**SHORT TASK:**
Reproduce the top of the data verbatim, through and including the line that contains "ax.set_axisbelow(True)".
>>>>
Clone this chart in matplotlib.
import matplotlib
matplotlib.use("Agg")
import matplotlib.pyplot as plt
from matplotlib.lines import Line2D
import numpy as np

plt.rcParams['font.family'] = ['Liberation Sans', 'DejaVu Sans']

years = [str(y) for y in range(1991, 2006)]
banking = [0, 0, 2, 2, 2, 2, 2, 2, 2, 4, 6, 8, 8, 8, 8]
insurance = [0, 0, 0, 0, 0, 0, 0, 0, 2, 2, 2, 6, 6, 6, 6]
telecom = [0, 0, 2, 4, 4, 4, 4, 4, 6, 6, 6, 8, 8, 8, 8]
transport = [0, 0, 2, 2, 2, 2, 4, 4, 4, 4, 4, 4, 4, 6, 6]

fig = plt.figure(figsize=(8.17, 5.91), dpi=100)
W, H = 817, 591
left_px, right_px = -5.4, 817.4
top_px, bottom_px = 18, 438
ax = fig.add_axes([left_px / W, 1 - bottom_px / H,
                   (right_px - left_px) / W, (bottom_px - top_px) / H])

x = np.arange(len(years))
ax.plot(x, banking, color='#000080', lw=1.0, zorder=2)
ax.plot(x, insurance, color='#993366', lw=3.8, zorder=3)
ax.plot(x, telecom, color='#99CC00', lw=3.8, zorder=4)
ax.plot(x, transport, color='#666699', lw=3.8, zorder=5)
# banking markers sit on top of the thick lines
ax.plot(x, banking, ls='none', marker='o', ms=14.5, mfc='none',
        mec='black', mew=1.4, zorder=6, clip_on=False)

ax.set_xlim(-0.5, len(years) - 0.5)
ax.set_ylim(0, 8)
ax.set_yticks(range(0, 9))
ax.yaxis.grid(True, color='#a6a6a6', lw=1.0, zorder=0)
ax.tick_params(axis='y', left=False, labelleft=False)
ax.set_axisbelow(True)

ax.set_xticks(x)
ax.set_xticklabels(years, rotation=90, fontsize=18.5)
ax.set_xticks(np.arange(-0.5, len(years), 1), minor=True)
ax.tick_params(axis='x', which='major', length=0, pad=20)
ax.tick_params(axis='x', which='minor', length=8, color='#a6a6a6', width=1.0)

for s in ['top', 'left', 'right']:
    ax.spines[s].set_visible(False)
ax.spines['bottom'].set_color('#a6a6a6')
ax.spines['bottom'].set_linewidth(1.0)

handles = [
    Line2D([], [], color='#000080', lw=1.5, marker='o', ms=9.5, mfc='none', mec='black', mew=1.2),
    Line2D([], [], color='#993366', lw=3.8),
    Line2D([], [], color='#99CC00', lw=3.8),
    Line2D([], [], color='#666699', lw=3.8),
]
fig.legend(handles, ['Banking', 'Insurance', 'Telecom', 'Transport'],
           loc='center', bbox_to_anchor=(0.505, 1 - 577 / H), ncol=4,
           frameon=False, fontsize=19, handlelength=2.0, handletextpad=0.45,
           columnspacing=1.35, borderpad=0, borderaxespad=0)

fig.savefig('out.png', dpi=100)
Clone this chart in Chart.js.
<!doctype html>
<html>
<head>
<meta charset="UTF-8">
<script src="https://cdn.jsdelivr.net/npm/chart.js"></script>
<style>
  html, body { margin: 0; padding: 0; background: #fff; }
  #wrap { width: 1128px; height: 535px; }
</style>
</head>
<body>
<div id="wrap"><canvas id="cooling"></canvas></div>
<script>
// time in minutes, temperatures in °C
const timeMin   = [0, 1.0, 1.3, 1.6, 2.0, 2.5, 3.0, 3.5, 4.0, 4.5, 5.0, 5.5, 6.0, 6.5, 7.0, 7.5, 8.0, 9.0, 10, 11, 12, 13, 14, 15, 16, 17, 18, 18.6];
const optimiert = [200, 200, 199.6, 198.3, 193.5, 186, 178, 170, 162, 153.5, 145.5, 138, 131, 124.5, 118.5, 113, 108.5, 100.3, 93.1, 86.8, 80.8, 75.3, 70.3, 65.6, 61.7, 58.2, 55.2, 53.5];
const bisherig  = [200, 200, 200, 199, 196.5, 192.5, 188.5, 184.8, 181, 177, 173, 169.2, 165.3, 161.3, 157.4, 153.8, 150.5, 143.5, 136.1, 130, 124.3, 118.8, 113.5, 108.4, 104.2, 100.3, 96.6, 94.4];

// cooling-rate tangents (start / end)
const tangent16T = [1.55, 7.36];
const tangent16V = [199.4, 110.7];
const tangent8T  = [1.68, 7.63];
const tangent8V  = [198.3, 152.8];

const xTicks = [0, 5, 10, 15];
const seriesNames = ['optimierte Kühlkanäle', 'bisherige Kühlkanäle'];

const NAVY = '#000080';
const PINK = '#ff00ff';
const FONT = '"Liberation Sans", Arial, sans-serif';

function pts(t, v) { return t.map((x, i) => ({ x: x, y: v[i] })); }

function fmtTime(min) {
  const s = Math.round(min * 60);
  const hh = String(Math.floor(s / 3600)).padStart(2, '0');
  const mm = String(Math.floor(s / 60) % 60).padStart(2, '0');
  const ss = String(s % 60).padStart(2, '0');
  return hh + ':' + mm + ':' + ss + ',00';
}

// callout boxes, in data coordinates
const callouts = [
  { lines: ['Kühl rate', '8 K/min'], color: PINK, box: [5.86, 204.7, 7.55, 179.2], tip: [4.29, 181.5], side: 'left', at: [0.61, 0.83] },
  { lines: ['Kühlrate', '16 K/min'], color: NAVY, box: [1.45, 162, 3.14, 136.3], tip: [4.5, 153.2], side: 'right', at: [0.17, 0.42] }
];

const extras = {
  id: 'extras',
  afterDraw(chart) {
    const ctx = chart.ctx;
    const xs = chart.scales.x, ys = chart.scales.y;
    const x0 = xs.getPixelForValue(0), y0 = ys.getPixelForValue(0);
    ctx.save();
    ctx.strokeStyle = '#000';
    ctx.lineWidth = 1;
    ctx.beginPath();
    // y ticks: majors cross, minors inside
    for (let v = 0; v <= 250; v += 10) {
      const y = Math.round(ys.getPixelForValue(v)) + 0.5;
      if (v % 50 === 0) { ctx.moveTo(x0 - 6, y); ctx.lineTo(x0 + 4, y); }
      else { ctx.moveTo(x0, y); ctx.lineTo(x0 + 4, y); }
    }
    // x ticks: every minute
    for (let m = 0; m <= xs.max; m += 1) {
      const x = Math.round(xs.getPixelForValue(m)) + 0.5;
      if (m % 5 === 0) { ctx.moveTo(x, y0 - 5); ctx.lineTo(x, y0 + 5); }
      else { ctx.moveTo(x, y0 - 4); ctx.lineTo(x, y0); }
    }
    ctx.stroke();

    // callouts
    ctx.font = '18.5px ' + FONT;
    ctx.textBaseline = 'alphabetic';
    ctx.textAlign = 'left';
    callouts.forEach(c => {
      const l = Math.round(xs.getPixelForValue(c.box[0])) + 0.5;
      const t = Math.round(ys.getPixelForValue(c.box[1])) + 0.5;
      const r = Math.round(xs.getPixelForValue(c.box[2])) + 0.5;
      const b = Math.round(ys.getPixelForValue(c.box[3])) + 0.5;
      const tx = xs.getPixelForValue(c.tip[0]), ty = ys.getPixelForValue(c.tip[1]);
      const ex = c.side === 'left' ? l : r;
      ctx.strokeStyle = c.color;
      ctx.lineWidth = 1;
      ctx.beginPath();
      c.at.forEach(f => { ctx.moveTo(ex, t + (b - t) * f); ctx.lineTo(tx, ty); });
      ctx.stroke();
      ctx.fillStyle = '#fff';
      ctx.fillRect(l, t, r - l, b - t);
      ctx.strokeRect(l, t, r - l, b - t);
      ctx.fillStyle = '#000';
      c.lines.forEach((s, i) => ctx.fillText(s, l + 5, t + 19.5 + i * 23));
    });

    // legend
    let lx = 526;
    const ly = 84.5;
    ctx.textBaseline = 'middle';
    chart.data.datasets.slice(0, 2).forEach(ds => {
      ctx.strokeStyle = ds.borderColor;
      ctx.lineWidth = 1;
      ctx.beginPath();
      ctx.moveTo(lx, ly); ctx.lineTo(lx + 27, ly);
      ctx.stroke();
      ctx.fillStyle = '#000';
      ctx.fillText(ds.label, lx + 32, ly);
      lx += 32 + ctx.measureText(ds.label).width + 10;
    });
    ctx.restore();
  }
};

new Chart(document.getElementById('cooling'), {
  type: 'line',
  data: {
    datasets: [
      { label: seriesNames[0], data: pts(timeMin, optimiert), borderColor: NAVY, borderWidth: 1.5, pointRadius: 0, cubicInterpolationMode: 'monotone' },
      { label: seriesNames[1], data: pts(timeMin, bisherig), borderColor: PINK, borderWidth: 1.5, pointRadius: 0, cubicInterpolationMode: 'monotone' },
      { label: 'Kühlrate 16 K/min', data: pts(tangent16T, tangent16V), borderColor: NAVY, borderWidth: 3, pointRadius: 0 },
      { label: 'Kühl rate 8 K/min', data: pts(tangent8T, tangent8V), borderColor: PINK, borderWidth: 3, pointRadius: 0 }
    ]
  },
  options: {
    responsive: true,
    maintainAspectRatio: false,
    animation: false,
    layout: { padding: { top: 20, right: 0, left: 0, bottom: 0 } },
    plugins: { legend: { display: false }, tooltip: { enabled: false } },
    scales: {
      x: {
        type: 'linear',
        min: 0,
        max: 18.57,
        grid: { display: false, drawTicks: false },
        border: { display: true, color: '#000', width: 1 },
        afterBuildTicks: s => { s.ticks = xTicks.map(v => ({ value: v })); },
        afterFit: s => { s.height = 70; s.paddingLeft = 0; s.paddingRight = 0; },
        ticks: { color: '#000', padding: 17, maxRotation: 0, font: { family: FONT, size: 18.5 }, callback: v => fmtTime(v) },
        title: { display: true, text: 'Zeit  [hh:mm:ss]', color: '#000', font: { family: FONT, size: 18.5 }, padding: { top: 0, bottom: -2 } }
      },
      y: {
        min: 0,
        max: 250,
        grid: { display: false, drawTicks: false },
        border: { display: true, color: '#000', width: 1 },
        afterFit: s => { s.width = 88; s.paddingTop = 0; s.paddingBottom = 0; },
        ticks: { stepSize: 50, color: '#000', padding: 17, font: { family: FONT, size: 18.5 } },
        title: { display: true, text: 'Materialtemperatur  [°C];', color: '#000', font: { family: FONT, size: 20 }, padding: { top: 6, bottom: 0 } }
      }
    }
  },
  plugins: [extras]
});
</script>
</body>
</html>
<<<<
**SOLUTION:**
Clone this chart in matplotlib.
import matplotlib
matplotlib.use("Agg")
import matplotlib.pyplot as plt
from matplotlib.lines import Line2D
import numpy as np

plt.rcParams['font.family'] = ['Liberation Sans', 'DejaVu Sans']

years = [str(y) for y in range(1991, 2006)]
banking = [0, 0, 2, 2, 2, 2, 2, 2, 2, 4, 6, 8, 8, 8, 8]
insurance = [0, 0, 0, 0, 0, 0, 0, 0, 2, 2, 2, 6, 6, 6, 6]
telecom = [0, 0, 2, 4, 4, 4, 4, 4, 6, 6, 6, 8, 8, 8, 8]
transport = [0, 0, 2, 2, 2, 2, 4, 4, 4, 4, 4, 4, 4, 6, 6]

fig = plt.figure(figsize=(8.17, 5.91), dpi=100)
W, H = 817, 591
left_px, right_px = -5.4, 817.4
top_px, bottom_px = 18, 438
ax = fig.add_axes([left_px / W, 1 - bottom_px / H,
                   (right_px - left_px) / W, (bottom_px - top_px) / H])

x = np.arange(len(years))
ax.plot(x, banking, color='#000080', lw=1.0, zorder=2)
ax.plot(x, insurance, color='#993366', lw=3.8, zorder=3)
ax.plot(x, telecom, color='#99CC00', lw=3.8, zorder=4)
ax.plot(x, transport, color='#666699', lw=3.8, zorder=5)
# banking markers sit on top of the thick lines
ax.plot(x, banking, ls='none', marker='o', ms=14.5, mfc='none',
        mec='black', mew=1.4, zorder=6, clip_on=False)

ax.set_xlim(-0.5, len(years) - 0.5)
ax.set_ylim(0, 8)
ax.set_yticks(range(0, 9))
ax.yaxis.grid(True, color='#a6a6a6', lw=1.0, zorder=0)
ax.tick_params(axis='y', left=False, labelleft=False)
ax.set_axisbelow(True)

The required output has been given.